CCNA Voice: The Voice Packetization Process

Audio frequencies may vary based on the volume, pitch and other factors that make up a sound. There are some key facts associated to audio frequencies as described under:

Human audible frequency range is 20 – 20,000 Hz
Human speech frequency range is 200 – 9000 Hz
Telephone channels transmission frequency range is 300 – 3400 Hz
Nyquist theorem could reproduce frequencies ranging from 300 – 4000 Hz

Though human speed frequency range is between 200 – 9000 Hz and telephone channel transmission frequency range is 300 – 34000 Hz, telephone systems can exactly transmit human conversation by sending only selected / limited range of frequencies. The telephone channel frequency is of good sound quality to identify remote caller. The telephone channel frequency sends only partial spectrum of human voice inflection thus lowering the actual audio quality.

As per Nyquist discovery by sampling at twice the highest frequency we can accurately reproduce an audio signal. So if we refer to audio frequency range 300 – 4000 Hz that means sampling 8000 times (2 * 4000) every second. Sample is a number value. As illustrated in figure 1, in the process of sampling, the device used for sampling puts an analog waveform on Y-axis (numeric values).
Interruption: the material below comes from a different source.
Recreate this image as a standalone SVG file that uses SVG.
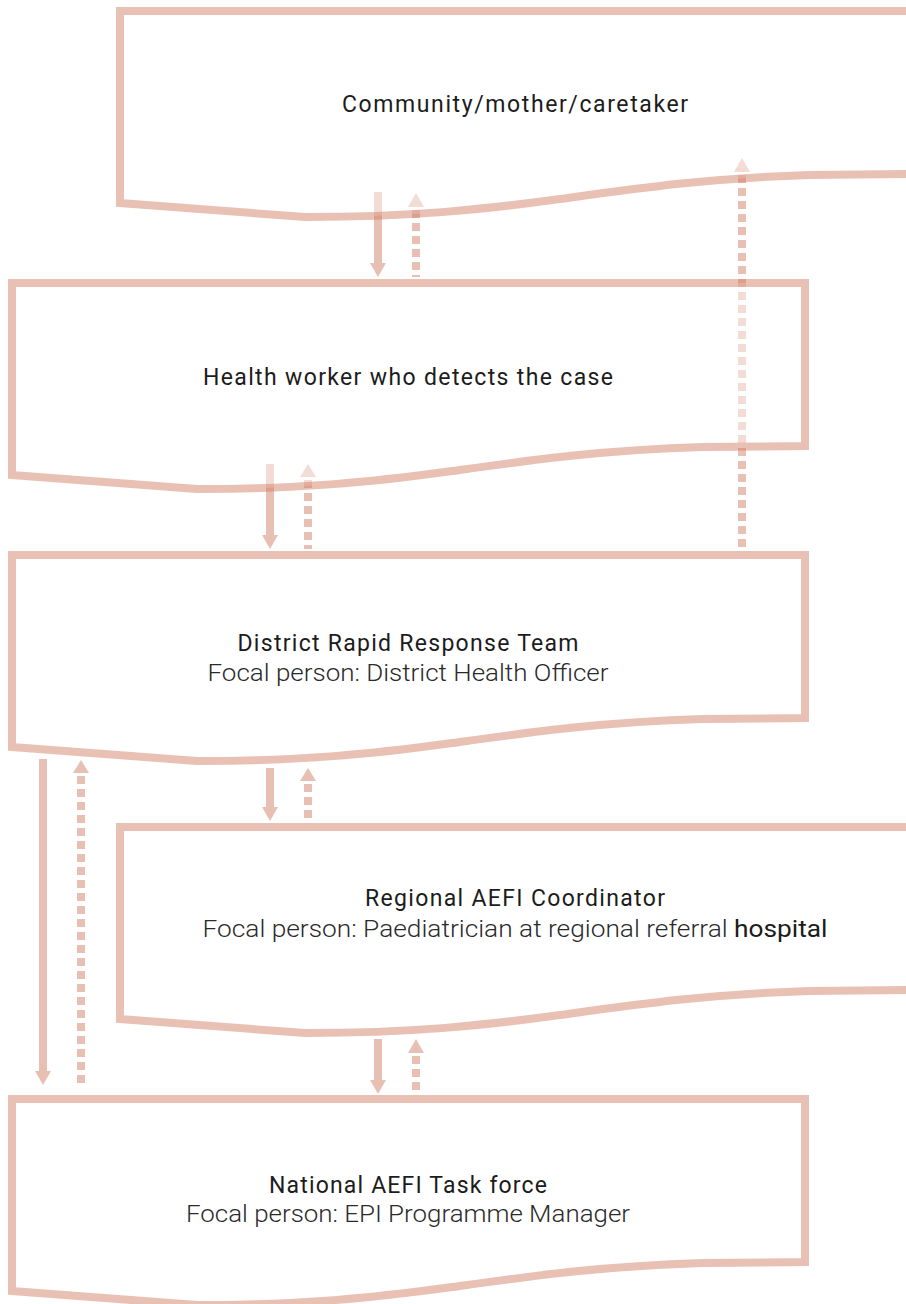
<svg xmlns="http://www.w3.org/2000/svg" width="906" height="1304" viewBox="0 0 906 1304">
<style>
.box use{fill:#ffffff;fill-opacity:0.45;stroke:#d07a60;stroke-opacity:0.47;stroke-width:8;stroke-linejoin:miter}
.t{font-family:Roboto,"Liberation Sans",sans-serif;font-size:23px;fill:#1c1c1c;text-anchor:middle}
.f{font-family:Roboto,"Liberation Sans",sans-serif;font-size:23px;font-weight:300;fill:#2a2a2a;text-anchor:middle}
.h{font-weight:400;fill:#1c1c1c}
.solid{stroke:#d07a60;stroke-width:8;fill:none}
.dash{stroke:#d07a60;stroke-width:8;fill:none;stroke-dasharray:8 5}
.head{fill:#d07a60}
#connectors{opacity:0.47}
</style>
<defs>
<path id="doc" d="M0,0 H793 V163 L690,164 C590,167 520,177 440,188 C360,199 290,206 185,206 L0,192 Z"/>
</defs>
<g id="connectors">
<line class="solid" x1="378" y1="192" x2="378" y2="266"/>
<polygon class="head" points="370,263 386,263 378,277"/>
<line class="dash" x1="416" y1="210" x2="416" y2="277"/>
<polygon class="head" points="408,207 424,207 416,193"/>
<line class="solid" x1="270" y1="464" x2="270" y2="538"/>
<polygon class="head" points="262,535 278,535 270,549"/>
<line class="dash" x1="308" y1="480" x2="308" y2="549"/>
<polygon class="head" points="300,477 316,477 308,464"/>
<line class="dash" x1="742" y1="175" x2="742" y2="550"/>
<polygon class="head" points="734,172 750,172 742,158"/>
<line class="solid" x1="43" y1="759" x2="43" y2="1074"/>
<polygon class="head" points="35,1071 51,1071 43,1085"/>
<line class="dash" x1="81" y1="776" x2="81" y2="1085"/>
<polygon class="head" points="73,773 89,773 81,760"/>
<line class="solid" x1="270" y1="768" x2="270" y2="810"/>
<polygon class="head" points="262,807 278,807 270,821"/>
<line class="dash" x1="308" y1="784" x2="308" y2="821"/>
<polygon class="head" points="300,781 316,781 308,768"/>
<line class="solid" x1="378" y1="1039" x2="378" y2="1083"/>
<polygon class="head" points="370,1080 386,1080 378,1094"/>
<line class="dash" x1="416" y1="1056" x2="416" y2="1093"/>
<polygon class="head" points="408,1053 424,1053 416,1039"/>
</g>
<g id="community" class="box">
<use href="#doc" transform="translate(120,11)"/>
<text class="t" x="515" y="112" textLength="346" lengthAdjust="spacing">Community/mother/caretaker</text>
</g>
<g id="health-worker" class="box">
<use href="#doc" transform="translate(12,283)"/>
<text class="t" x="408" y="385" textLength="410" lengthAdjust="spacing">Health worker who detects the case</text>
</g>
<g id="district" class="box">
<use href="#doc" transform="translate(12,555)"/>
<text class="t" x="408" y="651" textLength="341" lengthAdjust="spacing">District Rapid Response Team</text>
<text class="f" x="408" y="681" textLength="401" lengthAdjust="spacingAndGlyphs">Focal person: District Health Officer</text>
</g>
<g id="regional" class="box">
<use href="#doc" transform="translate(120,827)"/>
<text class="t" x="515" y="906" textLength="300" lengthAdjust="spacing">Regional AEFI Coordinator</text>
<text class="f" x="515" y="937" textLength="625" lengthAdjust="spacingAndGlyphs">Focal person: Paediatrician at regional referral <tspan class="h">hospital</tspan></text>
</g>
<g id="national" class="box">
<use href="#doc" transform="translate(12,1099)"/>
<text class="t" x="408" y="1193" textLength="278" lengthAdjust="spacing">National AEFI Task force</text>
<text class="f" x="408" y="1222" textLength="444" lengthAdjust="spacingAndGlyphs">Focal person: EPI Programme Manager</text>
</g>
</svg>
Figure 1: Conversion of analog into digital voice signal

The process of conversion of analog voice signal into digital voice signal is referred as quantization. 1 byte of information represents 0 – 255 values, the quantization of voice signal is limited to – maximum peak of + 127 and maximum low of -127. To arrive at more accurate numeric value, the common frequencies to voice are packed tightly with number value, and the edging frequencies are spread across at the high and low end of spectrum.

The sampling equipment breaks down 8 binary bits in each byte into two parts; a + (positive) or – (negative) indicator and numeric value representation. Figure 2 shows the initial bit indicates + / – value and rest 7 bits present the actual number value.

Figure 2: Voice encoding into number values

ccna voice packetization process

The first bit is 1 which indicates a positive value. The rest 7 bits present number 52 that would be digital value used for one voice sample. As per Nyquist theorem, 8000 of samples every second is required, with 8 bits in each sample comes to 64,000 bits per second. And an uncompressed audio/G.711 audio codec also requires 64 Kbps. Once the sampling process is complete the router is used to place in a packet for transmission over a network.

The compression is an optional process in digitization of analog signals. Codes such as G.729 allow compression of number of samples sent and use less bandwidth. The G.729 process compresses the audio to send a sound sample once and inform remote device to continuously play that particular sound for a fixed duration. This is also referred as “building a codebook” for human voice travelling between two endpoints. G.729 reduces bandwidth up to 8 Kbps per call.

Reducing the bandwidth involves cost. Quality is impacted during the compression. The measurement system known as Mean Opinion Score (MOS) is used in the early digitization years to measure the quality of voice codecs.

Quality of voice is measured by – caller saying a sentence and listener will listen and rate the voice clarity on the scale of 1 – 5. Table 1 shows how different codecs resulted in MOS testing:

Table 1: Audio codec bandwidth with MOS values

Codec	Bandwidth consumption	MOS
G.711	64 Kbps	4.1
Internet low Bit rate codec (iLBC)	15.2 Kbps	4.1
G.729	8 Kbps	3.92
G.726	32 Kbps	3.85
G.729a	8 Kbps	3.7
G.728	16 Kbps	3.61

There are different kinds of codecs meant to address different kinds of network requirements . Like certain codes are designed for military operations where streamlined transmission is more important than voice quality. Cisco designed IP phones are provide coding into two formats G.711 and G.729. G.711 is the commonly used codec for all IP devices. This concludes our CCNA Voice lesson on voice packetization. In this lesson we learned how analog voice signals are converted into digital voice signals and transmitted over the network.